* Begin Information provided *

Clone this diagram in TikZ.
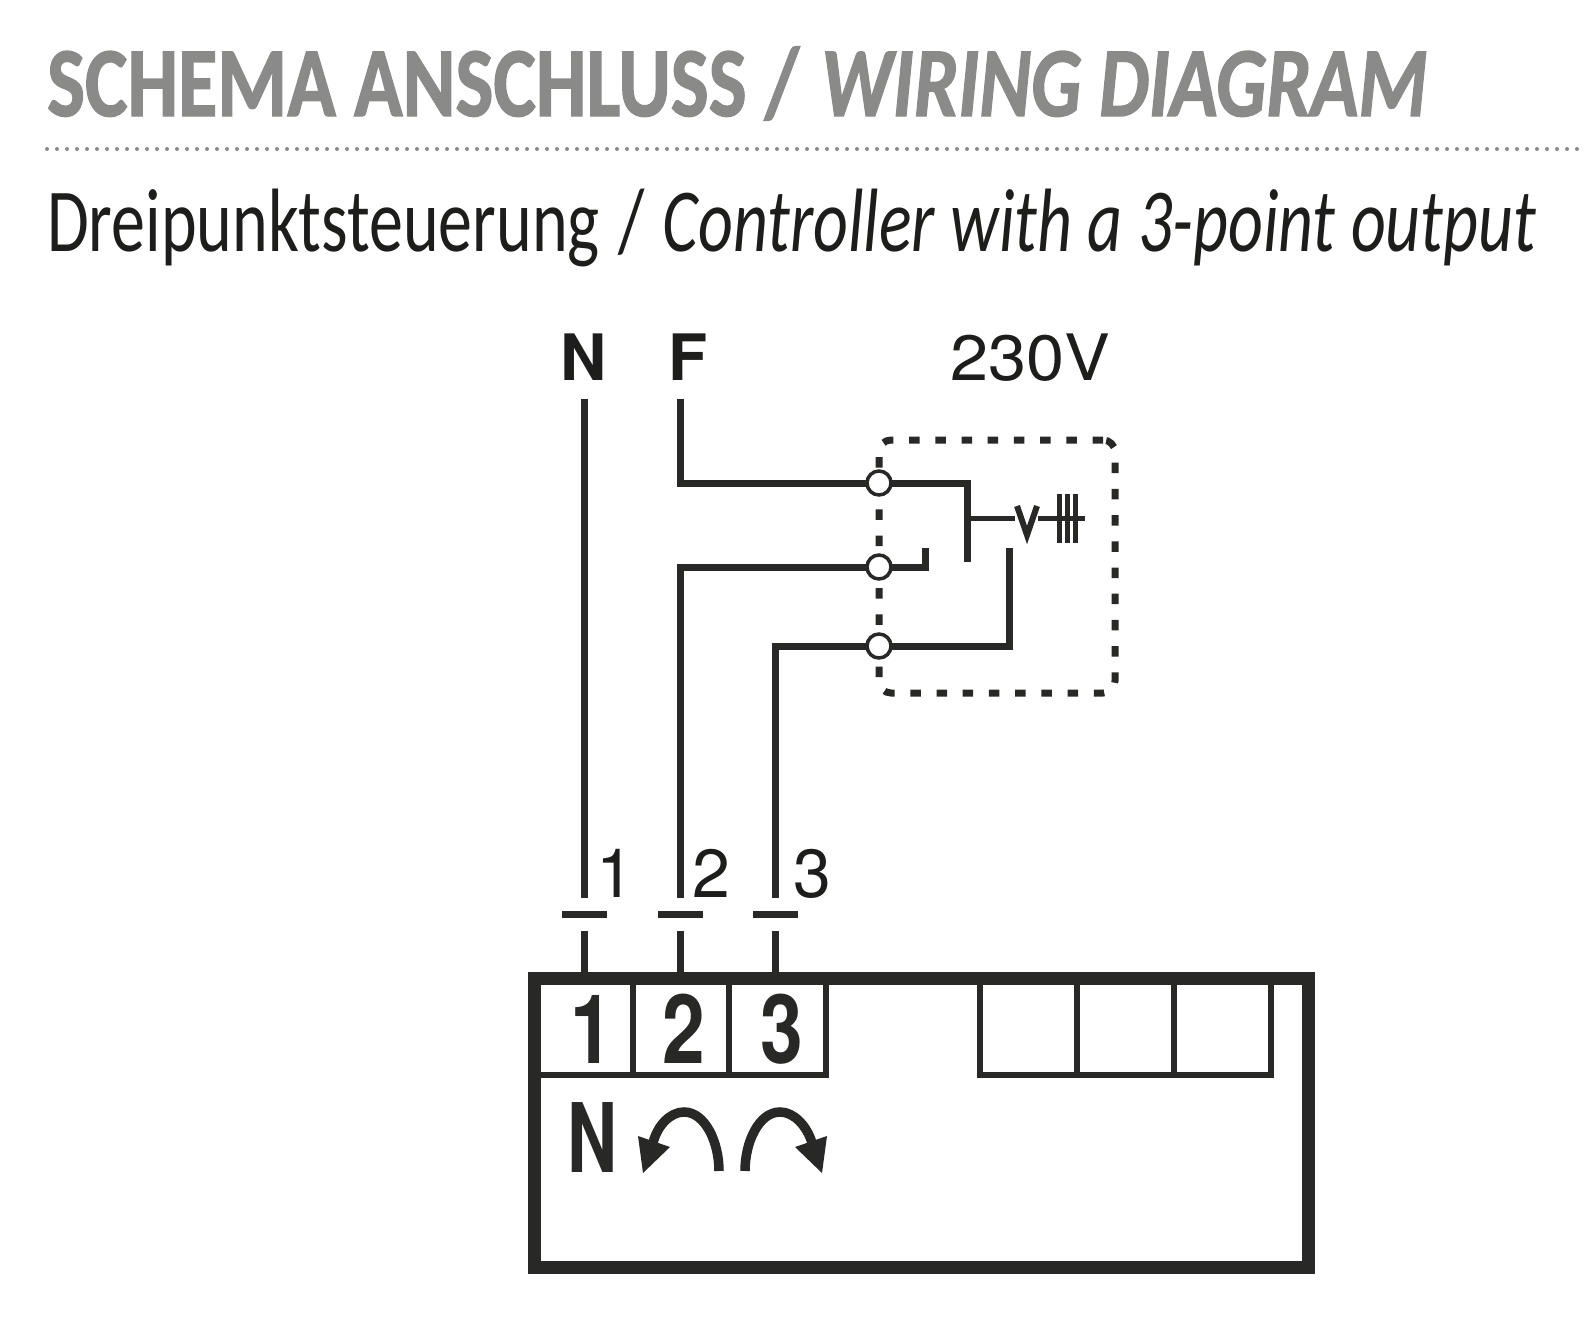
\documentclass[tikz,border=0pt]{standalone}
\usepackage{fontspec}
\usetikzlibrary{positioning}
\setmainfont{TeX Gyre Heros}
\newfontfamily\headfont[BoldFeatures={FakeBold=1.5},BoldItalicFeatures={FakeBold=1.5}]{Carlito}
\definecolor{headgray}{HTML}{8A8A89}
\definecolor{ink}{HTML}{282826}
\definecolor{letter}{HTML}{1D1D1B}
\tikzset{auto, minimum size=0pt, node distance=1cm, inner sep=0pt}
\tikzstyle{input} = [coordinate]
\tikzstyle{wire} = [draw=ink, line width=7pt]
\tikzstyle{thin wire} = [draw=ink, line width=5pt]
\tikzstyle{term} = [draw=ink, fill=white, circle, line width=3.5pt, minimum size=24pt, outer sep=0pt]
\tikzstyle{cell} = [draw=ink, rectangle, line width=5.5pt, minimum width=97pt, minimum height=97pt, outer sep=0pt]
\tikzstyle{bar} = [fill=ink, rectangle, minimum width=45pt, minimum height=7pt]
\tikzstyle{relay} = [draw=ink, line width=7pt, rectangle, rounded corners=12pt, dash pattern=on 10.5pt off 15.7pt, minimum width=236pt, minimum height=253pt]
\tikzstyle{digit} = [font=\fontsize{96}{96}\selectfont\bfseries, text=ink, anchor=base, xscale=0.8, transform shape]
\tikzstyle{pin} = [font=\fontsize{68}{68}\selectfont, text=letter, anchor=base]
\tikzstyle{supply} = [font=\fontsize{64}{64}\selectfont, text=letter, anchor=base]
\tikzstyle{turn} = [draw=ink, line width=9.5pt]
\tikzstyle{title} = [anchor=base west, text=headgray, font=\headfont\fontsize{99}{99}\selectfont\bfseries, transform shape]
\begin{document}
\begin{tikzpicture}[x=1pt, y=-1pt]
		\useasboundingbox (0,0) rectangle (1585,1333);

		\node [title, xscale=0.81] (title_de) at (47,116) {SCHEMA ANSCHLUSS /};
		\node [title, xscale=0.797] (title_en) at (821,116) {\itshape WIRING DIAGRAM};
		\coordinate (rule_l) at (47,149);
		\coordinate (rule_r) at (1585,149);
		\draw [headgray, line width=4pt, line cap=round, dash pattern=on 0pt off 10pt] (rule_l) -- (rule_r);
		\node [anchor=base west, text=letter, font=\headfont\fontsize{90}{90}\selectfont, xscale=0.755, transform shape] (subtitle) at (47,251) {Dreipunktsteuerung\hspace{4pt} / \hspace{4pt}\itshape Controller with a 3-point output};

		\node [supply, font=\fontsize{64}{64}\selectfont\bfseries] (lbl_n) at (584,380) {N};
		\node [supply, font=\fontsize{64}{64}\selectfont\bfseries] (lbl_f) at (688,380) {F};
		\node [supply, xscale=1.07, transform shape] (lbl_v) at (1030,380) {230V};

		\node [input] (in_n) at (584,399) {};
		\node [input, right=96pt of in_n] (in_f) {};

		\node [relay] (rel) at (997,566.5) {};
		\node [term] (term_f) at (879,483) {};
		\node [term, below=60pt of term_f] (term_a) {};
		\node [term, below=55pt of term_a] (term_b) {};

		\node [input] (end_1) at (584,898) {};
		\node [input, right=96pt of end_1] (end_2) {};
		\node [input, right=95pt of end_2] (end_3) {};

		\node [bar, below=16pt of end_1, anchor=center] (bar_1) {};
		\node [bar, below=16pt of end_2, anchor=center] (bar_2) {};
		\node [bar, below=16pt of end_3, anchor=center] (bar_3) {};

		\node [input, below=33pt of end_1] (stub_1) {};
		\node [input, below=33pt of end_2] (stub_2) {};
		\node [input, below=33pt of end_3] (stub_3) {};

		\node [pin] (pin_1) at (615,897) {1};
		\node [pin] (pin_2) at (711,897) {2};
		\node [pin] (pin_3) at (812,897) {3};

		\node [cell, minimum width=99pt, anchor=north west] (cell_1) at (534,978) {};
		\node [cell, minimum width=96pt, right=0pt of cell_1] (cell_2) {};
		\node [cell, right=0pt of cell_2] (cell_3) {};
		\node [cell, anchor=north west] (cell_4) at (980,978) {};
		\node [cell, right=0pt of cell_4] (cell_5) {};
		\node [cell, right=0pt of cell_5] (cell_6) {};
		\node [draw=ink, line width=13pt, minimum width=774pt, minimum height=289pt, anchor=north west] (device) at (528,972) {};

		\node [digit] (dig_1) at (592,1063) {1};
		\node [digit] (dig_2) at (684,1063) {2};
		\node [digit] (dig_3) at (782,1063) {3};
		\node [digit, xscale=0.9] (dig_n) at (592,1172) {N};

		\node [input] (c_top) at (967,483) {};
		\node [input] (c_low) at (967,562) {};
		\node [input] (c_mid) at (967,518) {};
		\node [input] (c_v) at (1015,518) {};
		\node [input] (no_top) at (925,548) {};
		\node [input] (nc_top) at (1009,548) {};

		\draw [wire] (in_n) -- (end_1);
		\draw [wire] (in_f) |- (term_f);
		\draw [wire] (end_2) |- (term_a);
		\draw [wire] (end_3) |- (term_b);

		\draw [wire] (term_f) -| (c_low);
		\draw [wire] (term_a) -| (no_top);
		\draw [wire] (term_b) -| (nc_top);

		\draw [wire] (stub_1) -- (stub_1 |- device.north);
		\draw [wire] (stub_2) -- (stub_2 |- device.north);
		\draw [wire] (stub_3) -- (stub_3 |- device.north);

		% valve symbol
		\coordinate (v_l) at (1017,506);
		\coordinate (v_b) at (1027,535);
		\coordinate (v_r) at (1037,506);
		\coordinate (v_e) at (1038,518);
		\coordinate (v_o) at (1085,518);
		\draw [thin wire] (c_mid) -- (c_v);
		\draw [thin wire] (v_e) -- (v_o);
		\draw [thin wire, line width=6pt] (v_l) -- (v_b) -- (v_r);
		\foreach \x in {1059,1067,1075}
			\draw [thin wire] (\x,494) -- (\x,543);

		% direction symbols
		\draw [turn] (719,1171) .. controls (719,1142) and (705,1112) .. (684,1112) .. controls (670,1112) and (657,1126) .. (653,1143);
		\fill [ink] (643,1173) -- (638,1136) -- (670,1147) -- cycle;
		\draw [turn] (745,1171) .. controls (745,1142) and (759,1112) .. (780,1112) .. controls (794,1112) and (807,1126) .. (812,1143);
		\fill [ink] (822,1173) -- (827,1136) -- (795,1147) -- cycle;
	\end{tikzpicture}
\end{document}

* End Information provided *

## Task objective
Word for word, quote the full listing, omitting every picture.

## Output for this task
Clone this diagram in TikZ.
\documentclass[tikz,border=0pt]{standalone}
\usepackage{fontspec}
\usetikzlibrary{positioning}
\setmainfont{TeX Gyre Heros}
\newfontfamily\headfont[BoldFeatures={FakeBold=1.5},BoldItalicFeatures={FakeBold=1.5}]{Carlito}
\definecolor{headgray}{HTML}{8A8A89}
\definecolor{ink}{HTML}{282826}
\definecolor{letter}{HTML}{1D1D1B}
\tikzset{auto, minimum size=0pt, node distance=1cm, inner sep=0pt}
\tikzstyle{input} = [coordinate]
\tikzstyle{wire} = [draw=ink, line width=7pt]
\tikzstyle{thin wire} = [draw=ink, line width=5pt]
\tikzstyle{term} = [draw=ink, fill=white, circle, line width=3.5pt, minimum size=24pt, outer sep=0pt]
\tikzstyle{cell} = [draw=ink, rectangle, line width=5.5pt, minimum width=97pt, minimum height=97pt, outer sep=0pt]
\tikzstyle{bar} = [fill=ink, rectangle, minimum width=45pt, minimum height=7pt]
\tikzstyle{relay} = [draw=ink, line width=7pt, rectangle, rounded corners=12pt, dash pattern=on 10.5pt off 15.7pt, minimum width=236pt, minimum height=253pt]
\tikzstyle{digit} = [font=\fontsize{96}{96}\selectfont\bfseries, text=ink, anchor=base, xscale=0.8, transform shape]
\tikzstyle{pin} = [font=\fontsize{68}{68}\selectfont, text=letter, anchor=base]
\tikzstyle{supply} = [font=\fontsize{64}{64}\selectfont, text=letter, anchor=base]
\tikzstyle{turn} = [draw=ink, line width=9.5pt]
\tikzstyle{title} = [anchor=base west, text=headgray, font=\headfont\fontsize{99}{99}\selectfont\bfseries, transform shape]
\begin{document}
\begin{tikzpicture}[x=1pt, y=-1pt]
		\useasboundingbox (0,0) rectangle (1585,1333);

		\node [title, xscale=0.81] (title_de) at (47,116) {SCHEMA ANSCHLUSS /};
		\node [title, xscale=0.797] (title_en) at (821,116) {\itshape WIRING DIAGRAM};
		\coordinate (rule_l) at (47,149);
		\coordinate (rule_r) at (1585,149);
		\draw [headgray, line width=4pt, line cap=round, dash pattern=on 0pt off 10pt] (rule_l) -- (rule_r);
		\node [anchor=base west, text=letter, font=\headfont\fontsize{90}{90}\selectfont, xscale=0.755, transform shape] (subtitle) at (47,251) {Dreipunktsteuerung\hspace{4pt} / \hspace{4pt}\itshape Controller with a 3-point output};

		\node [supply, font=\fontsize{64}{64}\selectfont\bfseries] (lbl_n) at (584,380) {N};
		\node [supply, font=\fontsize{64}{64}\selectfont\bfseries] (lbl_f) at (688,380) {F};
		\node [supply, xscale=1.07, transform shape] (lbl_v) at (1030,380) {230V};

		\node [input] (in_n) at (584,399) {};
		\node [input, right=96pt of in_n] (in_f) {};

		\node [relay] (rel) at (997,566.5) {};
		\node [term] (term_f) at (879,483) {};
		\node [term, below=60pt of term_f] (term_a) {};
		\node [term, below=55pt of term_a] (term_b) {};

		\node [input] (end_1) at (584,898) {};
		\node [input, right=96pt of end_1] (end_2) {};
		\node [input, right=95pt of end_2] (end_3) {};

		\node [bar, below=16pt of end_1, anchor=center] (bar_1) {};
		\node [bar, below=16pt of end_2, anchor=center] (bar_2) {};
		\node [bar, below=16pt of end_3, anchor=center] (bar_3) {};

		\node [input, below=33pt of end_1] (stub_1) {};
		\node [input, below=33pt of end_2] (stub_2) {};
		\node [input, below=33pt of end_3] (stub_3) {};

		\node [pin] (pin_1) at (615,897) {1};
		\node [pin] (pin_2) at (711,897) {2};
		\node [pin] (pin_3) at (812,897) {3};

		\node [cell, minimum width=99pt, anchor=north west] (cell_1) at (534,978) {};
		\node [cell, minimum width=96pt, right=0pt of cell_1] (cell_2) {};
		\node [cell, right=0pt of cell_2] (cell_3) {};
		\node [cell, anchor=north west] (cell_4) at (980,978) {};
		\node [cell, right=0pt of cell_4] (cell_5) {};
		\node [cell, right=0pt of cell_5] (cell_6) {};
		\node [draw=ink, line width=13pt, minimum width=774pt, minimum height=289pt, anchor=north west] (device) at (528,972) {};

		\node [digit] (dig_1) at (592,1063) {1};
		\node [digit] (dig_2) at (684,1063) {2};
		\node [digit] (dig_3) at (782,1063) {3};
		\node [digit, xscale=0.9] (dig_n) at (592,1172) {N};

		\node [input] (c_top) at (967,483) {};
		\node [input] (c_low) at (967,562) {};
		\node [input] (c_mid) at (967,518) {};
		\node [input] (c_v) at (1015,518) {};
		\node [input] (no_top) at (925,548) {};
		\node [input] (nc_top) at (1009,548) {};

		\draw [wire] (in_n) -- (end_1);
		\draw [wire] (in_f) |- (term_f);
		\draw [wire] (end_2) |- (term_a);
		\draw [wire] (end_3) |- (term_b);

		\draw [wire] (term_f) -| (c_low);
		\draw [wire] (term_a) -| (no_top);
		\draw [wire] (term_b) -| (nc_top);

		\draw [wire] (stub_1) -- (stub_1 |- device.north);
		\draw [wire] (stub_2) -- (stub_2 |- device.north);
		\draw [wire] (stub_3) -- (stub_3 |- device.north);

		% valve symbol
		\coordinate (v_l) at (1017,506);
		\coordinate (v_b) at (1027,535);
		\coordinate (v_r) at (1037,506);
		\coordinate (v_e) at (1038,518);
		\coordinate (v_o) at (1085,518);
		\draw [thin wire] (c_mid) -- (c_v);
		\draw [thin wire] (v_e) -- (v_o);
		\draw [thin wire, line width=6pt] (v_l) -- (v_b) -- (v_r);
		\foreach \x in {1059,1067,1075}
			\draw [thin wire] (\x,494) -- (\x,543);

		% direction symbols
		\draw [turn] (719,1171) .. controls (719,1142) and (705,1112) .. (684,1112) .. controls (670,1112) and (657,1126) .. (653,1143);
		\fill [ink] (643,1173) -- (638,1136) -- (670,1147) -- cycle;
		\draw [turn] (745,1171) .. controls (745,1142) and (759,1112) .. (780,1112) .. controls (794,1112) and (807,1126) .. (812,1143);
		\fill [ink] (822,1173) -- (827,1136) -- (795,1147) -- cycle;
	\end{tikzpicture}
\end{document}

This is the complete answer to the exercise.